One day, Diggs dives from a high tree branch, resulting in his injury and emergency hospitalization. Bart questions what prompted his new friend to act as he did. Diggs explains he wanted to fly, alarming Bart with his idea that maybe all people can fly and don't know this because they don't try it anymore. Bart is told to leave the room by an uncharacteristically sober and blunt-sounding Dr. Hibbert and an unidentified doctor and overhears that Diggs will transfer over to a mental hospital. Homer and Marge recognize that this is not good news, and Marge clues in Bart that this means Diggs has serious problems and that the mental hospital is "not a place we should ever bring a little boy to". Homer suggests that Bart merely resume his friendship with Milhouse. Lisa is very sympathetic to Bart and he is appreciative of the comfort.
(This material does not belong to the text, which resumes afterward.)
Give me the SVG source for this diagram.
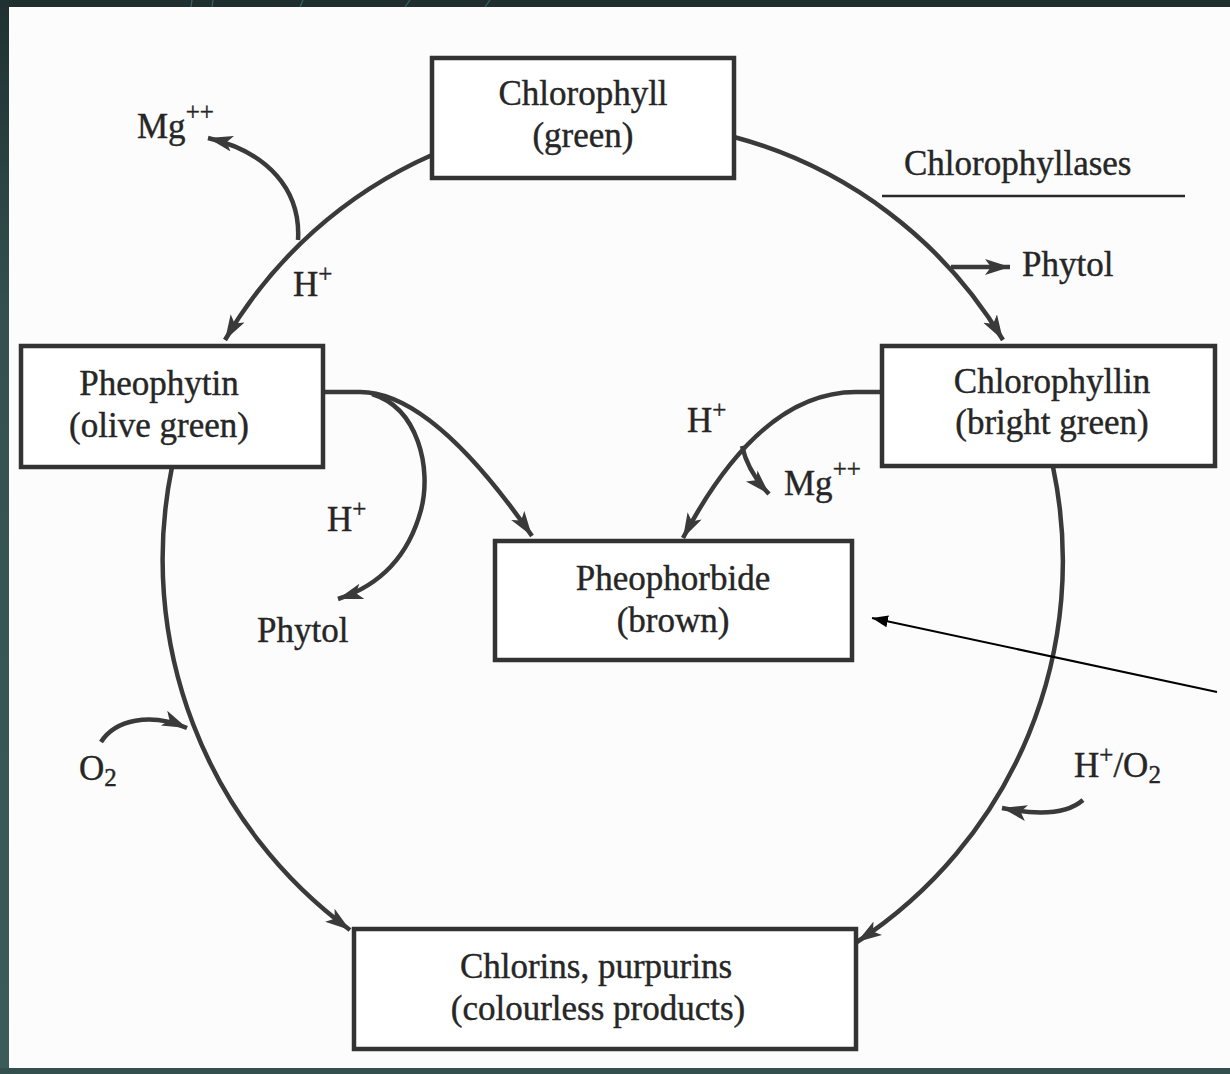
<svg xmlns="http://www.w3.org/2000/svg" width="1230" height="1074" viewBox="0 0 1230 1074">
  <defs>
    <marker id="ah" markerUnits="userSpaceOnUse" markerWidth="28" markerHeight="18" refX="25" refY="8" orient="auto">
      <path d="M0,0 L25,8 L0,16 L6,8 Z" fill="#3a3a3a"/>
    </marker>
    <marker id="ahs" markerUnits="userSpaceOnUse" markerWidth="18" markerHeight="14" refX="16" refY="6" orient="auto">
      <path d="M0,0 L16,6 L0,12 Z" fill="#000"/>
    </marker>
    <linearGradient id="side" x1="0" y1="0" x2="0" y2="1">
      <stop offset="0" stop-color="#1f3132"/>
      <stop offset="0.3" stop-color="#34514f"/>
      <stop offset="1" stop-color="#3b5b5a"/>
    </linearGradient>
    <style>
      .box { fill: #ffffff; stroke: #333333; stroke-width: 4.5; }
      .lbl { font-family: "Liberation Serif", "DejaVu Serif", serif; font-size: 35px; fill: #262626; stroke: #262626; stroke-width: 0.4; }
      .sup { font-size: 25px; }
      .con { fill: none; stroke: #3a3a3a; stroke-width: 4.5; }
      .deco { fill: none; stroke: #3f7f7a; stroke-width: 1.2; opacity: 0.7; }
    </style>
  </defs>

  <!-- background -->
  <rect x="0" y="0" width="1230" height="1074" fill="#fcfcfc"/>
  <rect x="0" y="0" width="1230" height="7" fill="#1f2f30"/>
  <rect x="0" y="0" width="9" height="1074" fill="url(#side)"/>
  <rect x="0" y="1068" width="1230" height="6" fill="#33504f"/>
  <path class="deco" d="M191,7 L192,0 M212,7 L213,0 M300,7 L303,0 M405,7 L410,0 M485,7 L490,0"/>

  <!-- connectors -->
  <g id="connectors">
    <path class="con" d="M432,155 A450,450 0 0,0 225,340" marker-end="url(#ah)"/>
    <path class="con" d="M298,240 C301,190 268,152 208,138" marker-end="url(#ah)"/>
    <path class="con" d="M734,137 A450,450 0 0,1 1003,340" marker-end="url(#ah)"/>
    <path class="con" d="M951,267 L1010,267" marker-end="url(#ah)"/>
    <line x1="882" y1="196" x2="1185" y2="196" stroke="#2a2a2a" stroke-width="2.5"/>
    <path class="con" d="M172,467 A460,460 0 0,0 350,930" marker-end="url(#ah)"/>
    <path class="con" d="M101,742 C115,720 150,712 187,728" marker-end="url(#ah)"/>
    <path class="con" d="M1053,467 A455,455 0 0,1 857,942" marker-end="url(#ah)"/>
    <path class="con" d="M1083,800 C1066,815 1036,815 1002,808" marker-end="url(#ah)"/>
    <path class="con" d="M322,392 L360,392 Q432,392 532,536" marker-end="url(#ah)"/>
    <path class="con" d="M372,394 C418,408 432,468 421,510 C408,558 378,586 338,599" marker-end="url(#ah)"/>
    <path class="con" d="M882,392 L856,392 Q760,392 683,538" marker-end="url(#ah)"/>
    <path class="con" d="M742,446 Q748,472 769,494" marker-end="url(#ah)"/>
    <line x1="1217" y1="692" x2="872" y2="618" stroke="#000" stroke-width="2" marker-end="url(#ahs)"/>
  </g>

  <!-- nodes -->
  <g id="chlorophyll">
    <rect class="box" x="432" y="58" width="302" height="120"/>
    <text class="lbl" x="583" y="105" text-anchor="middle">Chlorophyll</text>
    <text class="lbl" x="583" y="147" text-anchor="middle">(green)</text>
  </g>
  <g id="pheophytin">
    <rect class="box" x="21" y="346" width="302" height="121"/>
    <text class="lbl" x="159" y="395" text-anchor="middle">Pheophytin</text>
    <text class="lbl" x="159" y="437" text-anchor="middle">(olive green)</text>
  </g>
  <g id="chlorophyllin">
    <rect class="box" x="882" y="346" width="333" height="120"/>
    <text class="lbl" x="1052" y="393" text-anchor="middle">Chlorophyllin</text>
    <text class="lbl" x="1052" y="434" text-anchor="middle">(bright green)</text>
  </g>
  <g id="pheophorbide">
    <rect class="box" x="495" y="541" width="357" height="119"/>
    <text class="lbl" x="673" y="590" text-anchor="middle">Pheophorbide</text>
    <text class="lbl" x="673" y="632" text-anchor="middle">(brown)</text>
  </g>
  <g id="chlorins">
    <rect class="box" x="354" y="929" width="502" height="120"/>
    <text class="lbl" x="596" y="978" text-anchor="middle">Chlorins, purpurins</text>
    <text class="lbl" x="598" y="1020" text-anchor="middle">(colourless products)</text>
  </g>

  <!-- labels -->
  <g id="labels">
    <text class="lbl" x="137" y="138">Mg<tspan class="sup" dy="-18">++</tspan></text>
    <text class="lbl" x="293" y="296">H<tspan class="sup" dy="-14">+</tspan></text>
    <text class="lbl" x="904" y="175">Chlorophyllases</text>
    <text class="lbl" x="1022" y="276">Phytol</text>
    <text class="lbl" x="687" y="432">H<tspan class="sup" dy="-14">+</tspan></text>
    <text class="lbl" x="784" y="495">Mg<tspan class="sup" dy="-18">++</tspan></text>
    <text class="lbl" x="327" y="531">H<tspan class="sup" dy="-14">+</tspan></text>
    <text class="lbl" x="257" y="642">Phytol</text>
    <text class="lbl" x="79" y="780">O<tspan class="sup" dy="6">2</tspan></text>
    <text class="lbl" x="1074" y="777">H<tspan class="sup" dy="-14">+</tspan><tspan dy="14">/O</tspan><tspan class="sup" dy="6">2</tspan></text>
  </g>
</svg>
Bart goes back to school and leaves the bullies stunned and silent when he responds to their taunting by angrily saying how bad it is that his friend is mentally ill. When Bart enters the falconry club, Diggs is there climbing through a window, claiming to have gotten a day pass to participate in a falconry contest. At the contest, Diggs unveils to Bart a plan to free all the falcons. Bart helps Diggs enact the plan, and the falcons fly away in a flock. Diggs thanks Bart for his friendship and rides his bike back to the mental hospital, noting he's unlikely to get any freedom for a long time but glad they had the time together they did. Immediately afterwards, Milhouse arrives to apologize to Bart for avoiding him earlier and the two reconcile.

==Production==
The couch gag was directed by animator Sylvain Chomet. Creator Matt Groening personally invited Chomet to create a couch gag. Production of the couch gag was done at th1ng in London. The drawing was done on paper by hand before being photographed. Color was then added digitally. The final composite and effects were done on computer. To reconcile Chomet's style with the round eyes of the Simpsons, Chomet made all the characters wear glasses.

In June 2013, Entertainment Weekly reported that Daniel Radcliffe would guest star as Diggs. Executive producer Al Jean described the character as a mix of Holden Caulfield, Finny from A Separate Peace, and the children in Lord of the Flies. Radcliffe previously appeared as a different character in the twenty-second season episode "Treehouse of Horror XXI."

==Cultural references==
"Come Saturday Morning" by The Sandpipers is heard while Diggs and Bart perform falconry.

Principal Skinner is shown to be able to speak Esperanto.

==Reception==
Dennis Perkins of The A.V. Club gave the episode a C+, saying "It’s just that it’s Bart, and Bart doesn’t fit these sorts of stories as well as, say, Lisa does—his character’s just not built for 'affecting,' at least not any more. There’s no connection made between his initial generosity toward the kid in the church story and his willingness to remain loyal to his new friend. And so 'Diggs' fades in the memory. You know, just as Diggs himself will once Bart breaks out the slingshot again next week.".

Gonzo Green of Bubbleblabber gave the episode a 7.5 out of 10. He stated that the episode was forgettable but with some unexpected laughs.

Animation historian Jerry Beck praised the couch gag directed by French animator Sylvain Chomet as "sublime".

The episode received a 1.2 rating and was watched by a total of 2.69 million people. It was the third most watched show on Animation Domination.